How India VIX is useful to Indian traders and investors?

Here will show up the usefulness of India VIX from the traders and investors point of view. Traders now have volatility index as an instrument to earn more from such an occurrence. Basically, volatility is independently known as the measure of change. The higher value of volatility shows the rapid change in prices as compared to the immediate past. The following are the benefits to traders and investors –

Benefits of India VIX to traders and investors

  • In India, NSE computes the VIX value. It is based on out-of-the-money (OTM) option prices of the Nifty. Therefore, the value of VIX can never be below zero or more than 100.
  • India VIX has a mean of 26.65 and median of 23.83, now these statistics are important for option writers and traders. This is because the VIX has a tendency to revert to the mean.
  • Volatility is much easier to predict that prices are. If we take any organization into consideration, then the trader/investor will not know the price after the financial result announcement. But here you can easily know the volatility that may increase immediately after profit and guidance number announcement.
  • If we talk about VIX futures, it gives better hedge than index futures. The reason behind is VIX indices are more volatile and offers three to four times more returns than an index. For instance, statistics show that it is a 5.4 percent drop in Nifty between 23rd January 2014 and 13th February 2014with a 14.8 percent change in the volatility index.
  • The attraction of speculators towards VIX is specifically the gains. NSE will, therefore, has to keep the lot size for each contract of around Rs. 10 lakhs and will then attract a margin of Rs. 2 lakh. Hence, this will make the product more expensive for retail investors.

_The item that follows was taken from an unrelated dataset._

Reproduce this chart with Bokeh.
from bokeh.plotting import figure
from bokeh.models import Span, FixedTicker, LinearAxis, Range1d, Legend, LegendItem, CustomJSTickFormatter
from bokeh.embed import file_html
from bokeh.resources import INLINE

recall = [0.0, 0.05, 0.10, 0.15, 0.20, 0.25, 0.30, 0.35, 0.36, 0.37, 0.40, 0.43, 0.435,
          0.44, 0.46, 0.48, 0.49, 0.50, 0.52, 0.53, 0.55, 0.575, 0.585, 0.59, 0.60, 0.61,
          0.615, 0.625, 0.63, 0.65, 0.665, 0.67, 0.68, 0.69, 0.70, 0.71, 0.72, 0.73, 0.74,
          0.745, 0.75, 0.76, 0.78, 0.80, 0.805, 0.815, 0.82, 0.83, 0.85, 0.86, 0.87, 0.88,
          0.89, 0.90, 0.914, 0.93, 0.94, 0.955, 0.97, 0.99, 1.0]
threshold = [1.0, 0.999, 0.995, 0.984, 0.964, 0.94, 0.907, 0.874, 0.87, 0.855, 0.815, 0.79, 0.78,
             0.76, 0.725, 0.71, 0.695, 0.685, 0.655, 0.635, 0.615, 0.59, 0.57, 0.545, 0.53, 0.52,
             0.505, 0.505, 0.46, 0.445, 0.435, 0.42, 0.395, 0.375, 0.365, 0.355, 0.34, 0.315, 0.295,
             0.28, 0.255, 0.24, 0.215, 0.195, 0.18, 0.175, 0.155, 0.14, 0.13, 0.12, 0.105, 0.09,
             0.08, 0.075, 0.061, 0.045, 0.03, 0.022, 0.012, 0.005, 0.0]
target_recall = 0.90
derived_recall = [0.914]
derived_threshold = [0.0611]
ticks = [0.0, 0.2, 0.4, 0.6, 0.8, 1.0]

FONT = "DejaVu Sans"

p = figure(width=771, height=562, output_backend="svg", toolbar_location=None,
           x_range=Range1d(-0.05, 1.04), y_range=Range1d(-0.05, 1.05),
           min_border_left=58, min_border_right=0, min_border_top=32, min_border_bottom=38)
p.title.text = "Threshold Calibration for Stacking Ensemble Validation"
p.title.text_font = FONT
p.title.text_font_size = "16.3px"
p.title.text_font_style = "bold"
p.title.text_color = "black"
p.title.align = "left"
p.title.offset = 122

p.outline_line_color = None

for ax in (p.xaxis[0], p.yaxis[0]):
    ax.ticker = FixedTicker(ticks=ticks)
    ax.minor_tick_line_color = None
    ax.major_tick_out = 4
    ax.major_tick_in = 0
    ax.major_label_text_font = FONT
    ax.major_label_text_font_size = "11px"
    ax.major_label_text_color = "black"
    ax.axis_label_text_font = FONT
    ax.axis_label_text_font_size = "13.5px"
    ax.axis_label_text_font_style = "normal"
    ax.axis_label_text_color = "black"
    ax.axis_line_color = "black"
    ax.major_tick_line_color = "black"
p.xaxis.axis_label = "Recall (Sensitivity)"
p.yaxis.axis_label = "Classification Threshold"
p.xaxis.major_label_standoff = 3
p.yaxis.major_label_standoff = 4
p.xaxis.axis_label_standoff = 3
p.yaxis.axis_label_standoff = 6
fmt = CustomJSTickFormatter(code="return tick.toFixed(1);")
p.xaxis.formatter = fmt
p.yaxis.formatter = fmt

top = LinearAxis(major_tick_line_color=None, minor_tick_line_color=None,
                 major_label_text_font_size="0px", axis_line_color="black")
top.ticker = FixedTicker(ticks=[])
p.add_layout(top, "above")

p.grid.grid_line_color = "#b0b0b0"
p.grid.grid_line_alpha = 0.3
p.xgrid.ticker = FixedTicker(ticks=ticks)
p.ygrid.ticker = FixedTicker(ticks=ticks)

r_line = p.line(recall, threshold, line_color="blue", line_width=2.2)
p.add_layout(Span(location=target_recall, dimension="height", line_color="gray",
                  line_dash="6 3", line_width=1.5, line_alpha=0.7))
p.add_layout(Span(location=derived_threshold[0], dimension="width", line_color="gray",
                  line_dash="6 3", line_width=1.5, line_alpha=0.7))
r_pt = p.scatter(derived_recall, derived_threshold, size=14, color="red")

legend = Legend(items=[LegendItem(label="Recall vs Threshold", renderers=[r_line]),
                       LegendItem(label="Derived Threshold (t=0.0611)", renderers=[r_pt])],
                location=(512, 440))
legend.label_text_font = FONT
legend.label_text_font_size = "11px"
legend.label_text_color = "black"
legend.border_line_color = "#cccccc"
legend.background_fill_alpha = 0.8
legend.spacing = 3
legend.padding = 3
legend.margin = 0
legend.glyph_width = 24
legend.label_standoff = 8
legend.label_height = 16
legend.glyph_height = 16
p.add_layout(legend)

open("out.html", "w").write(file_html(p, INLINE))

As a stock market player why you must care about India VIX?

In simple words, the volatility index is a hedging instrument through which the investors can minimize the risk fluctuations. Currently, NSE calculates the value of an index based on the option prices. Or to elaborate, you can calculate it by order book of the nifty options. The instrument used to offload the risk can be like if the investor has the portfolio more likely as the Nifty index. Thus, volatility is the measure of risk or uncertainty of prices.

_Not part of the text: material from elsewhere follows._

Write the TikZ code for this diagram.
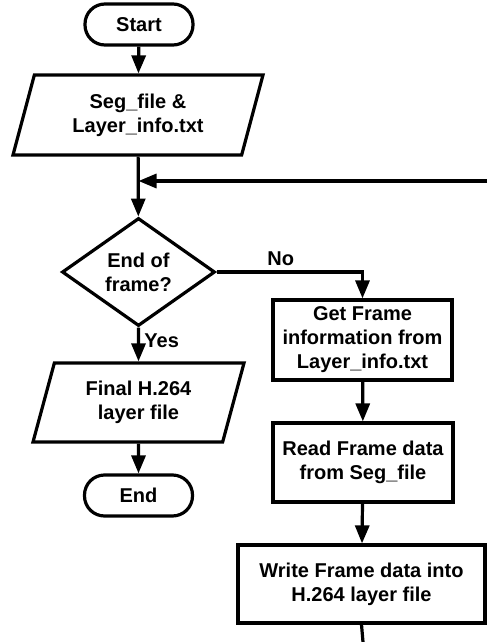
\documentclass[tikz,border=0pt]{standalone}
\usepackage{fontspec}
\setmainfont{Liberation Sans}
\usepackage{xcolor}
\usepackage{tikz}
\usetikzlibrary{shapes.geometric,arrows.meta}
\definecolor{flowcol}{RGB}{0,0,0}

\begin{document}
\begin{tikzpicture}[x=1pt, y=-1pt,
    every node/.style={font=\fontsize{20}{24}\selectfont\bfseries, align=center},
    termbox/.style={draw=flowcol, line width=3.2pt, rounded corners=20pt,
      minimum width=108pt, minimum height=41pt, inner sep=0pt},
    iobox/.style={draw=flowcol, line width=3.2pt, trapezium,
      trapezium left angle=63.4, trapezium right angle=116.6,
      trapezium stretches body=true, inner sep=0pt},
    procbox/.style={draw=flowcol, line width=3.2pt, inner sep=2pt},
    decbox/.style={draw=flowcol, line width=3.2pt, diamond, aspect=1.4,
      inner sep=0pt, minimum width=153pt, minimum height=108pt},
    flowarrow/.style={draw=flowcol, line width=3.2pt,
      -{Triangle[length=18pt, width=14pt]}},
    plainline/.style={draw=flowcol, line width=3.2pt}]

    \useasboundingbox (0,0) rectangle (487,642);

    %% left column
    \node[termbox] (start) at (139,24.5) {Start};
    \node[iobox, minimum width=250pt, minimum height=80pt] (segfile)
      at (138,115) {Seg\_file \&\\Layer\_info.txt};
    \node[decbox] (endframe) at (138.5,272) {End of\\frame?};
    \node[iobox, minimum width=211pt, minimum height=79pt] (finalfile)
      at (138.5,402.5) {Final H.264\\layer file};
    \node[termbox] (stop) at (138.5,495.5) {End};

    %% right column
    \node[procbox, minimum width=179pt, minimum height=80pt] (getinfo)
      at (362.5,340) {Get Frame\\information from\\Layer\_info.txt};
    \node[procbox, minimum width=180pt, minimum height=79pt] (readdata)
      at (363,462.5) {Read Frame data\\from Seg\_file};
    \node[procbox, minimum width=247pt, minimum height=78pt] (writedata)
      at (361.5,584) {Write Frame data into\\H.264 layer file};

    %% loop ends
    \coordinate (loopin) at (487,181);
    \coordinate (loopjoin) at (138.5,181);
    \coordinate (loopout) at (363,642);

    %% connectors
    \draw[flowarrow] (start) -- (segfile);
    \draw[flowarrow] (segfile) -- (endframe);
    \draw[flowarrow] (loopin) -- (loopjoin);
    \draw[flowarrow] (endframe) -- (finalfile)
      node[pos=0.4, right=1pt] {Yes};
    \draw[flowarrow] (finalfile) -- (stop);
    \draw[flowarrow] (endframe.east) -| (getinfo.north)
      node[pos=0.22, above=1pt] {No};
    \draw[flowarrow] (getinfo) -- (readdata);
    \draw[flowarrow] (readdata) -- (writedata);
    \draw[plainline] (writedata.south) -- (loopout);

  \end{tikzpicture}
\end{document}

For instance, there are chances that events like election result or major policy announcement will broadly affect the prices. This usually results in a lot of upside and downside price movement of both shares and indices. Therefore, the investors can move towards volatility index for buying it. This would also help the investor in minimizing the risk.

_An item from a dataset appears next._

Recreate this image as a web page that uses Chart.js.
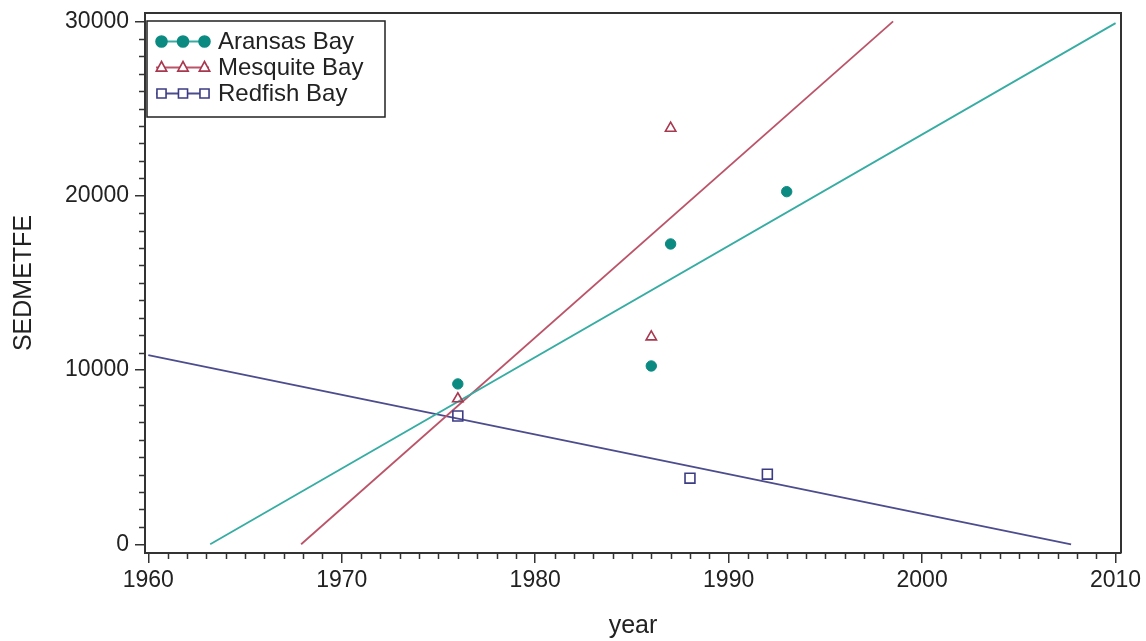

This is the time or the situation where one can experience the higher price of the index. So, if the value of the portfolio of the investor falls then the investor will get balanced with the amount one earns from the increase in VIX. The foremost feature is that unlike other hedging instruments it never cuts earnings that the investor receives from the original portfolio.  The investors earn an original portfolio that they own when the prices rise up. In addition to this, the investor will VIX price appreciation as a bonus.